/---
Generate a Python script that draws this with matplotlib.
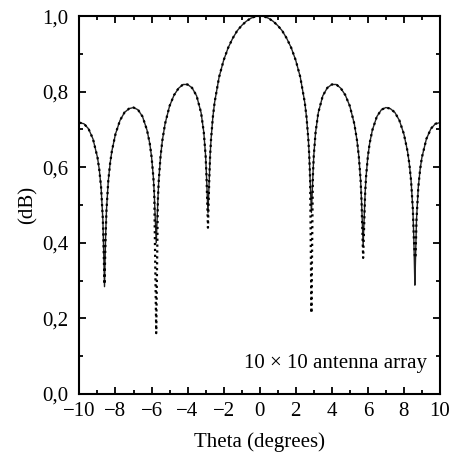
import numpy as np
import matplotlib.pyplot as plt
from matplotlib.ticker import FuncFormatter, MultipleLocator

plt.rcParams['font.family'] = ['Liberation Serif', 'DejaVu Serif']

# angle samples (degrees)
theta = [-10.0, -9.75, -9.5, -9.25, -9.0, -8.9, -8.8, -8.7, -8.65, -8.61, -8.55,
         -8.5, -8.4, -8.3, -8.2, -8.0, -7.75, -7.5, -7.25, -7.0, -6.75, -6.5,
         -6.25, -6.1, -6.0, -5.9, -5.85, -5.74, -5.65, -5.6, -5.5, -5.4, -5.25,
         -5.0, -4.75, -4.5, -4.25, -4.0, -3.75, -3.5, -3.25, -3.1, -3.0, -2.95,
         -2.87, -2.8, -2.75, -2.7, -2.6, -2.5, -2.25, -2.0, -1.75, -1.5, -1.25,
         -1.0, -0.75, -0.5, -0.25, 0.0, 0.25, 0.5, 0.75, 1.0, 1.25, 1.5, 1.75,
         2.0, 2.25, 2.5, 2.6, 2.7, 2.75, 2.8, 2.87, 2.95, 3.0, 3.1, 3.25, 3.5,
         3.75, 4.0, 4.25, 4.5, 4.75, 5.0, 5.25, 5.4, 5.5, 5.6, 5.65, 5.74, 5.85,
         5.9, 6.0, 6.1, 6.25, 6.5, 6.75, 7.0, 7.25, 7.5, 7.75, 8.0, 8.2, 8.3,
         8.4, 8.5, 8.55, 8.61, 8.65, 8.7, 8.8, 8.9, 9.0, 9.25, 9.5, 9.75, 10.0]

# solid curve
solid = [0.718, 0.715, 0.702, 0.675, 0.626, 0.594, 0.547, 0.461, 0.366, 0.284, 0.415,
         0.487, 0.564, 0.610, 0.643, 0.688, 0.724, 0.745, 0.755, 0.758, 0.752, 0.734,
         0.698, 0.663, 0.628, 0.574, 0.531, 0.400, 0.512, 0.565, 0.629, 0.671, 0.715,
         0.762, 0.791, 0.809, 0.819, 0.819, 0.810, 0.789, 0.744, 0.692, 0.630, 0.575,
         0.479, 0.565, 0.631, 0.673, 0.732, 0.772, 0.839, 0.883, 0.916, 0.941, 0.961,
         0.975, 0.986, 0.994, 0.999, 1.000, 0.999, 0.994, 0.986, 0.975, 0.961, 0.941, 0.916,
         0.883, 0.839, 0.772, 0.732, 0.673, 0.631, 0.565, 0.480, 0.575, 0.630, 0.692, 0.744, 0.789,
         0.810, 0.819, 0.819, 0.809, 0.791, 0.762, 0.715, 0.671, 0.629, 0.565, 0.512, 0.394, 0.531,
         0.574, 0.628, 0.663, 0.698, 0.734, 0.752, 0.758, 0.755, 0.745, 0.724, 0.688, 0.643, 0.610,
         0.564, 0.487, 0.415, 0.288, 0.366, 0.461, 0.547, 0.594, 0.626, 0.675, 0.702, 0.715, 0.718]

# dotted curve (differs at the nulls)
dotted = [0.718, 0.715, 0.702, 0.675, 0.626, 0.594, 0.547, 0.461, 0.366, 0.290, 0.415,
          0.487, 0.564, 0.610, 0.643, 0.688, 0.724, 0.745, 0.755, 0.758, 0.752, 0.734,
          0.698, 0.663, 0.628, 0.574, 0.531, 0.161, 0.512, 0.565, 0.629, 0.671, 0.715,
          0.762, 0.791, 0.809, 0.819, 0.819, 0.810, 0.789, 0.744, 0.692, 0.630, 0.575,
          0.440, 0.565, 0.631, 0.673, 0.732, 0.772, 0.839, 0.883, 0.916, 0.941, 0.961,
          0.975, 0.986, 0.994, 0.999, 1.000, 0.999, 0.994, 0.986, 0.975, 0.961, 0.941, 0.916,
          0.883, 0.839, 0.772, 0.732, 0.673, 0.631, 0.565, 0.214, 0.575, 0.630, 0.692, 0.744, 0.789,
          0.810, 0.819, 0.819, 0.809, 0.791, 0.762, 0.715, 0.671, 0.629, 0.565, 0.512, 0.360, 0.531,
          0.574, 0.628, 0.663, 0.698, 0.734, 0.752, 0.758, 0.755, 0.745, 0.724, 0.688, 0.643, 0.610,
          0.564, 0.487, 0.415, 0.360, 0.366, 0.461, 0.547, 0.594, 0.626, 0.675, 0.702, 0.715, 0.718]

fig = plt.figure(figsize=(4.54, 4.59), dpi=100)
ax = fig.add_axes([0.175, 0.1416, 0.794, 0.8234])

ax.plot(theta, solid, color='#222222', lw=1.0, ls='-')
ax.plot(theta, dotted, color='black', lw=1.6, ls=':')

ax.set_xlim(-10, 10)
ax.set_ylim(0, 1.0)
ax.xaxis.set_major_locator(MultipleLocator(2))
ax.xaxis.set_minor_locator(MultipleLocator(1))
ax.yaxis.set_major_locator(MultipleLocator(0.2))
ax.yaxis.set_minor_locator(MultipleLocator(0.1))
ax.yaxis.set_major_formatter(FuncFormatter(lambda v, p: f"{v:.1f}".replace('.', ',')))

ax.tick_params(which='both', direction='in', top=True, right=True, labelsize=15, width=1.3)
ax.tick_params(which='major', length=5)
ax.tick_params(which='minor', length=3)
ax.tick_params(axis='x', which='major', pad=6)
ax.tick_params(axis='y', which='major', pad=8)
for s in ax.spines.values():
    s.set_linewidth(1.5)

ax.set_xlabel('Theta (degrees)', fontsize=15, labelpad=8)
ax.set_ylabel('(dB)', fontsize=15, labelpad=3)
ax.text(0.964, 0.082, '10 × 10 antenna array', transform=ax.transAxes,
        ha='right', va='center', fontsize=15)

fig.savefig('out.png', dpi=100)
\---
## OBJECTIVE
From the first line above down to the line with "plt.rcParams['font.family'] = ['Liberation", reproduce every line and no others, omitting pictures.

## TASK ANSWER
Generate a Python script that draws this with matplotlib.
import numpy as np
import matplotlib.pyplot as plt
from matplotlib.ticker import FuncFormatter, MultipleLocator

plt.rcParams['font.family'] = ['Liberation Serif', 'DejaVu Serif']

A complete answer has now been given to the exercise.